Aku menghabiskan waktu mengobrol dengan perawat Rini, dia bercerita tentang adiknya, perawat Sari. Bilang kalau adiknya selalu membicarakan soal berjalan-jalan denganku ke taman bunga. Rini iri, ingin ikut jalan-jalan ke taman bunga. Tapi batal, dia tidak bisa ikut karena harus mengurus sesuatu.
Perawat Rini selalu mengurusku di pagi hari, perawat Sari sore hari, dan perawat Nina yang selalu mengganti infusku di malam hari. Aku mengerti. Meski sulit untuk membedakan perawat Sari dan perawat Rini, mereka saudara kembar.
"Tok, tok, tok." Suara ketukan pintu terdengar.
Perawat Rini bangkit dari kursinya, membukakan pintu.
"Halo, Rini. Apakah kamu sedang bersama Ayu?" Seseorang menyapa Rini.
Orang yang mengetuk pintu itu adalah dokter Nadia.

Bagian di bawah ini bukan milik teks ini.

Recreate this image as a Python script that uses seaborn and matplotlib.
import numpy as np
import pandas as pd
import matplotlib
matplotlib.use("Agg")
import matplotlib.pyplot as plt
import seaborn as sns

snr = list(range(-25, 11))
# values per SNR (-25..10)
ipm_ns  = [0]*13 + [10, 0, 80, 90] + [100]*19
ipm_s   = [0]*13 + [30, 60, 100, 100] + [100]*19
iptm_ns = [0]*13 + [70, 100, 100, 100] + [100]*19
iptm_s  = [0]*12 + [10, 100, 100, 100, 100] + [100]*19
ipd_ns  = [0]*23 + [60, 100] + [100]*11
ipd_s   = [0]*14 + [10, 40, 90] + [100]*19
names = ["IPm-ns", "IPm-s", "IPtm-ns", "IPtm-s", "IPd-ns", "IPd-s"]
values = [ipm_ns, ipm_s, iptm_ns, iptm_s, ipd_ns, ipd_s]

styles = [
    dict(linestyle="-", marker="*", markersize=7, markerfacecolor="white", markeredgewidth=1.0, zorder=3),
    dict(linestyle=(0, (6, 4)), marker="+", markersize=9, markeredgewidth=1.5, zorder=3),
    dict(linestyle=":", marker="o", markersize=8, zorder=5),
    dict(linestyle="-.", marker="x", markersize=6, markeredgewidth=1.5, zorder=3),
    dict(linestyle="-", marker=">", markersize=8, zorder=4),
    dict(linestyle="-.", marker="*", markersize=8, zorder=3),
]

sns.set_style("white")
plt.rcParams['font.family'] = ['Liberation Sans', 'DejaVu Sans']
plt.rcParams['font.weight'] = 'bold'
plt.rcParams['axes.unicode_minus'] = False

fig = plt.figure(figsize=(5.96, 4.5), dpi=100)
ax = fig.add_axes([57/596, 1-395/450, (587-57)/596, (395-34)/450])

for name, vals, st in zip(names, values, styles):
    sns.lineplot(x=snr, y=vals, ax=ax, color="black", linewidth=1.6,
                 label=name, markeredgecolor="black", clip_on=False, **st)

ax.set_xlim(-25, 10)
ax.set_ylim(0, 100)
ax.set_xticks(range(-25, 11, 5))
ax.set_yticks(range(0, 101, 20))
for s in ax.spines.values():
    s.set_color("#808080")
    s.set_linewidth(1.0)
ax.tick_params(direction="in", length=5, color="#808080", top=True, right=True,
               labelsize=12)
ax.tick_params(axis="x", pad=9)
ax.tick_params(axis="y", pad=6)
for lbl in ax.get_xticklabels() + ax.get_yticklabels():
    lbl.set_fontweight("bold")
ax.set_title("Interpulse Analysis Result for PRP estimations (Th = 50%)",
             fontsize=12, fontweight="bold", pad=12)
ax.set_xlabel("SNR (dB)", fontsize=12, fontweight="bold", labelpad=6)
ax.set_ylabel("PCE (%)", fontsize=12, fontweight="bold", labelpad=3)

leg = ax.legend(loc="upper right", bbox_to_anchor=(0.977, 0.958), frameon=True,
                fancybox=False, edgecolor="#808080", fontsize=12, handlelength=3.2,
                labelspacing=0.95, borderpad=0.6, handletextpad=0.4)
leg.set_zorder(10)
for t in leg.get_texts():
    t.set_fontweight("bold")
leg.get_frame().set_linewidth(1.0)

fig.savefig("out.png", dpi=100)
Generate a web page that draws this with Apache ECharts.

"Ayu keliatannya sedang sakit, dok. Jadi Rini sedikit menemaninya." Rini tersenyum.
Dokter Nadia menatapku, melihat ada kompresan di dahiku, dia melangkah masuk.
Rini menatapku, "Sampai jumpa, dik Ayu." Ia melambaikan tangan kepadaku. Meninggalkan ruangan.
Seperti biasa, dokter selalu duduk di kursinya, memeriksaku. "Apakah kamu merasa tidak enak badan, Ayu? Tubuhmu pasti kedingian, tapi kepalamu merasa gerah?" Dokter Nadia bertanya. Tangannya meraba-raba kompres yang ada di dahiku, dia dengan cepat menggantinya, sama seperti yang dilakukan oleh perawat Rini.
Aku mengangguk. Terkejut, dokter bisa mengetahuinya.
"Kalau begitu sepertinya kita harus menunda sesi terapi hari ini." Dokter Nadia berdiri, mengecek infusku. "Apakah perawat Rini menyuntikan sesuatu ke dalam infusmu, Ayu?"
Aku kembali mengangguk. "Katanya itu adalah obat penenang." Jawabku.
Dokter Nadia mengambil sesuatu, itu adalah selimut, dia menyelimutiku. Tubuhku masih terbaring, selimut berlapis membungkus tubuhku.
"Baiklah, kita akan melanjutkan sesi terapi ketika kamu sudah sembuh. Istirahatlah, Ayu." Dokter Nadia berjalan, meninggalkan ruangan.
"Tunggu, aku ingin bertanya tentang sesuatu." Aku menahan Dokter Nadia.
Langkah kakinya terhenti, membalikan badan. "Ada apa, Ayu?"
"Tentang mimpi."
Dokter Nadia tersenyum. "Simpan pertanyaanmu hingga kamu sembuh, Ayu. Kamu bisa bertanya sepuasnya disesi terapi berikutnya nanti." Melambaikan tangan. Keluar.
Sekarang hanya aku sendiri. Tidak ada siapapun. Dokter Nadia benar, tidak ada gunanya bertanya sekarang, hanya akan memperparah kondisiku. Meski begitu, mustahil untuk tidak memikirkannya.